This tournament will be made up of male Challenge Tour professionals and female professional golfers frim the LPGA, Ladies European Tour, Asia and Australia. There will be 300 players to start and a cut after rounds two and three. The €500,000 purse will be divided equally between the men and women. European Tour Chief Executive Keith Pelley said that this new tournament perfectly fits the Tour’s core values of innovation and inclusivity.

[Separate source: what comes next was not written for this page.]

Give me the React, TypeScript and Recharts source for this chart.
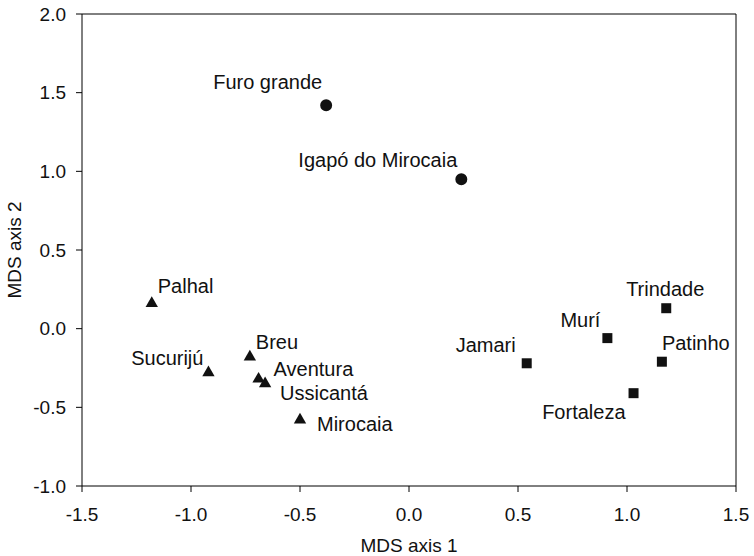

The announcement of this male and female tournament comes three months after the ISPS Handa Vic Open in Australia which was co-sanctioned by the European Tour and the LPGA Tour and the exciting Jordan Mixed Open in March which was tri sanctioned with thr Challenge Tour, Staysure Tour and the Ladies European Tour, the first time that men, women and seniors played together. The picture shows Niall Horan, Charley Hull, Keith Pelley, Dr Handa and Kirsty Gallacher.

Niall Horan said

“We got into golf with the aim to help and develop the next generation of player. By supporting a tournament like this exciting new World Invitational we are to bring that goal to fruition,” Horan said, according to the Euro Tour. “Myself and the entire Modest! Golf team are delighted to be partnering with ISPS HANDA, a wonderful organization who are synonymous with promoting the game around the world and helping to bring people together through sport.”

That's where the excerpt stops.